Hampir 600 alat sensor untuk pemantauan gempa bumi dan juga tsunami yang tersebar di seluruh Indonesia merupakan salah satu Aloptama yang dimiliki oleh BMKG dan mayoritas kondisinya saat ini sudah melampaui usia kelayakan.
“Ketepatan akurasi informasi cuaca, iklim, gempabumi dan tsunami menurun dari 90% menjadi 60% dan kecepatan informasi peringatan dini tsunami dari tiga menit turun menjadi lima menit atau lebih dan jangkauan penyebarluasan informasi gempabumi dan tsunami menurun 70%,” kata dia.
Bahkan dia menambahkan, kajian tentang dinamika iklim dan tektonik jangka menengah dan panjang di Indonesia sulit terlaksana, modernisasi sistem dan peralatan operasional BMKG yang terhenti termasuk keselamatan transportasi udara yang membutuhkan akurasi 100 persen tidak terwujud, dan keselamatan transportasi laut terganggu.
Dampak lanjutnya adalah dukungan layanan untuk ketahanan pangan, energi, air menjadi terganggu, dukungan layanan untuk pembangunan berketahanan iklim dan bencana terganggu, peran BMKG sebagai penyedia peringatan dini tsunami di Samudera Hindia dan ASEAN terganggu.
Menurut dia, mitigasi ancaman bencana Geo-Hidrometeorologi di Indonesia menjadi hal mutlak dan tidak dapat diabaikan karena menyangkut keselamatan masyarakat luas, maka dengan memperhatikan faktor ketahanan negara dan keselamatan masyarakat Indonesia dari ancaman bencana yang sewaktu-waktu dapat terjadi itu BMKG mengajukan permohonan dispensasi anggaran ini.
Baca: Utak-Atik Anggaran Makan Bergizi Gratis (MBG)
“Oleh karena itu perlu adanya dukungan yang berfungsi secara maksimal dalam membangun masyarakat yang tahan bencana,” kata dia.
Pada Inpres 1 Tahun 2025 anggaran K/L diminta untuk efisiensi sebesar Rp256,1 triliun dan transfer ke daerah (TKD) Rp50,59 triliun.

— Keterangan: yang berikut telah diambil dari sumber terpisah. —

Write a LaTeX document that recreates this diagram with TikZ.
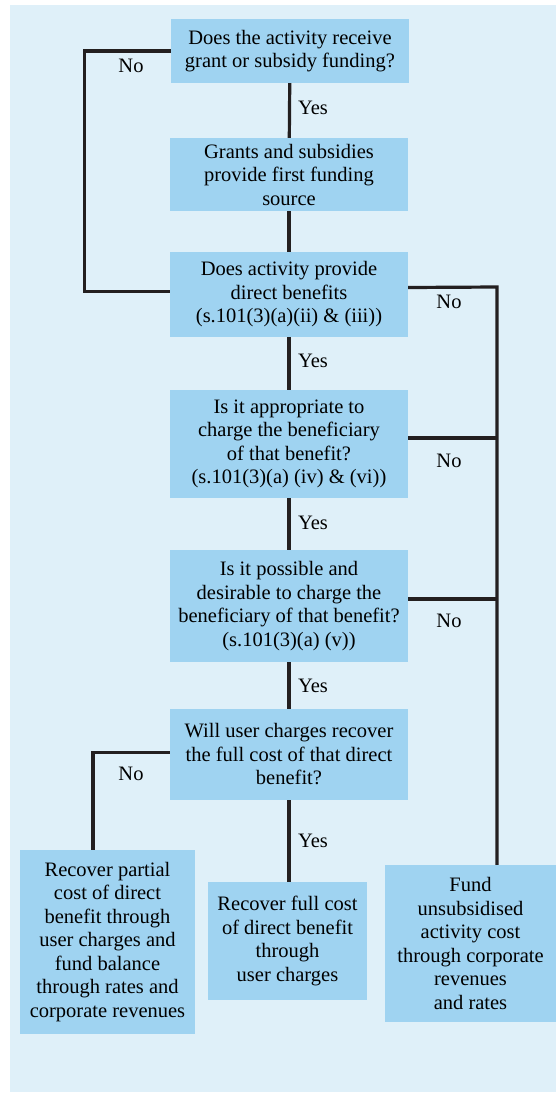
\documentclass[tikz,border=0pt]{standalone}
\usepackage{fontspec}
\setmainfont{Liberation Serif}
\usetikzlibrary{calc}
\definecolor{panelblue}{RGB}{223,240,249}
\definecolor{boxblue}{RGB}{159,211,241}
\definecolor{linegray}{RGB}{35,31,32}

\begin{document}
\begin{tikzpicture}[x=1pt,y=-1pt,
		box/.style={fill=boxblue,inner sep=2pt,align=center,minimum width=238pt,
			font=\fontsize{20.5}{23.5}\selectfont},
		lbl/.style={font=\fontsize{20.5}{23.5}\selectfont,inner sep=0pt},
		link/.style={draw=linegray,line width=3.2pt}]
		\useasboundingbox[fill=white] (0,0) rectangle (556,1093);
		\fill[panelblue] (10,5) rectangle (556,1092);
		% questions down the middle
		\node[box,minimum height=64pt] (grant) at (290,51) {Does the activity receive\\grant or subsidy funding?};
		\node[box,minimum height=73pt] (first) at (289,174.5) {Grants and subsidies\\provide first funding\\source};
		\node[box,minimum height=85pt] (direct) at (289,294.5) {Does activity provide\\direct benefits\\(s.101(3)(a)(ii) \& (iii))};
		\node[box,minimum height=108pt] (approp) at (289,444) {Is it appropriate to\\charge the beneficiary\\of that benefit?\\(s.101(3)(a) (iv) \& (vi))};
		\node[box,minimum height=112pt] (possible) at (289,606) {Is it possible and\\desirable to charge the\\beneficiary of that benefit?\\(s.101(3)(a) (v))};
		\node[box,minimum height=91pt] (fullcost) at (289,754.5) {Will user charges recover\\the full cost of that direct\\benefit?};
		% outcomes
		\node[box,minimum width=175pt,minimum height=184pt] (partial) at (107.5,942) {Recover partial\\cost of direct\\benefit through\\user charges and\\fund balance\\through rates and\\corporate revenues};
		\node[box,minimum width=159pt,minimum height=118pt] (full) at (287.5,941) {Recover full cost\\of direct benefit\\through\\user charges};
		\node[box,minimum width=171pt,minimum height=157pt] (unsub) at (470.5,943.5) {Fund\\unsubsidised\\activity cost\\through corporate\\revenues\\and rates};
		\coordinate (rail) at (497,287);
		% connectors
		\draw[link] (grant) -- (first);
		\draw[link] (first) -- (direct);
		\draw[link] (direct) -- (approp);
		\draw[link] (approp) -- (possible);
		\draw[link] (possible) -- (fullcost);
		\draw[link] (fullcost.south) -- (fullcost.south |- full.north);
		\draw[link] (grant.west) -- ++(-86,0) |- ([yshift=3pt]direct.west);
		\draw[link] ([yshift=7pt]direct.east) -- (rail) -- (rail |- unsub.north);
		\draw[link] ([yshift=6pt]approp.east) -- ([yshift=6pt]approp.east -| rail);
		\draw[link] ([yshift=7pt]possible.east) -- ([yshift=7pt]possible.east -| rail);
		\draw[link] ([yshift=2pt]fullcost.west) -| ([xshift=-14.5pt]partial.north);
		% answers
		\node[lbl] (no1) at (131,66) {No};
		\node[lbl] (yes1) at (313,108) {Yes};
		\node[lbl] (no2) at (449,302) {No};
		\node[lbl] (yes2) at (313,361) {Yes};
		\node[lbl] (no3) at (449,461) {No};
		\node[lbl] (yes3) at (313,523) {Yes};
		\node[lbl] (no4) at (449,621) {No};
		\node[lbl] (yes4) at (313,686) {Yes};
		\node[lbl] (no5) at (131,774) {No};
		\node[lbl] (yes5) at (313,841) {Yes};
	\end{tikzpicture}
\end{document}
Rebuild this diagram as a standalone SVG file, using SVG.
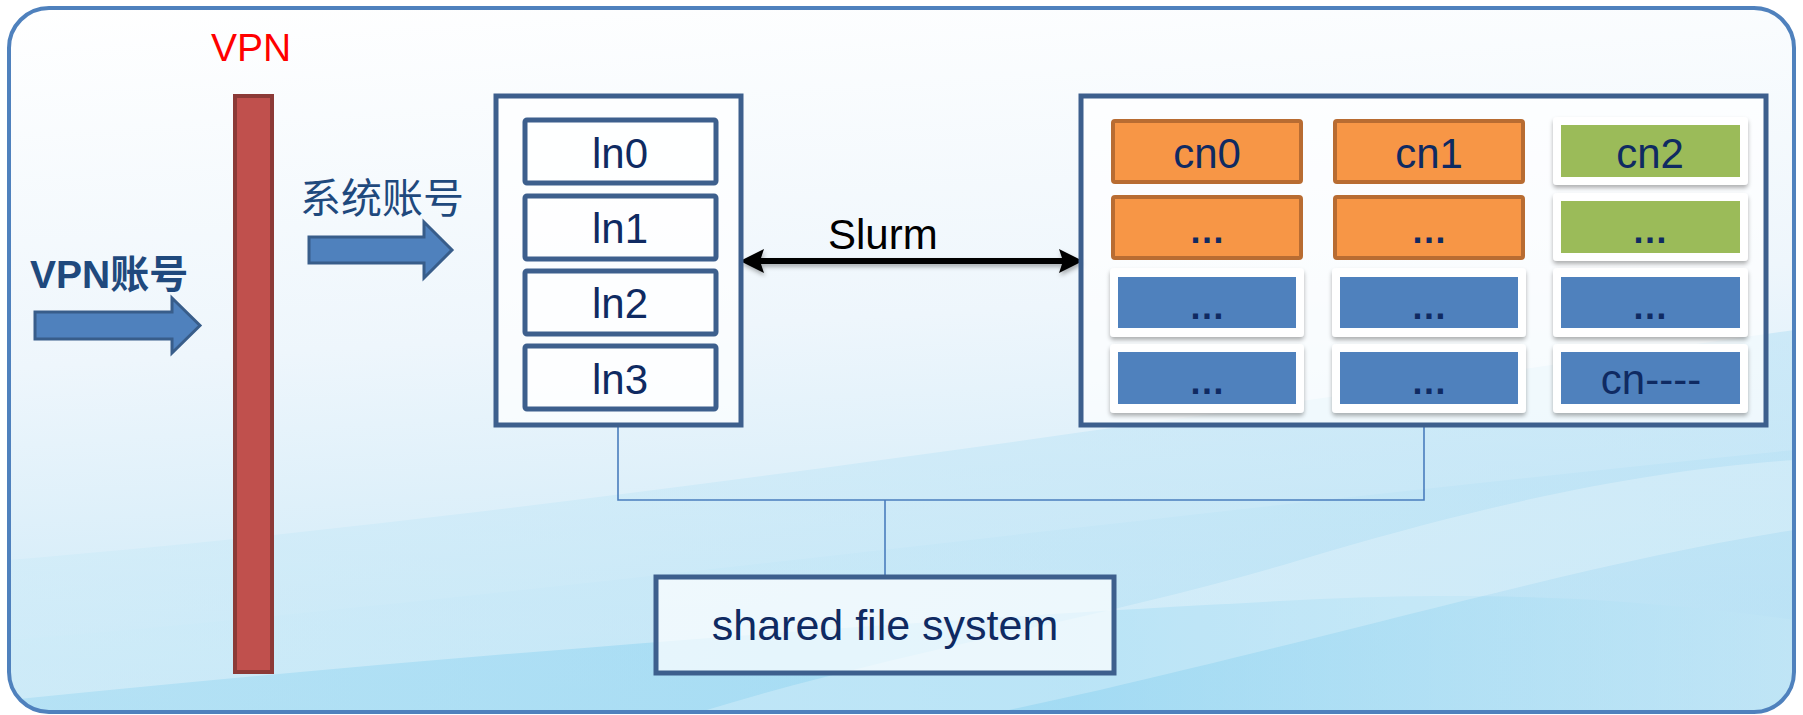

Dalam kesempatan terpisah, Menteri Keuangan Sri Mulyani Indrawati menjelaskan, Presiden Prabowo Subianto menginisiasikan arahan efisiensi anggaran agar kas negara dapat digunakan untuk program yang lebih berdampak langsung terhadap masyarakat. Dalam hal ini ia menyebut, Makan Bergizi Gratis (MBG), swasembada pangan dan energi, hingga perbaikan sektor kesehatan.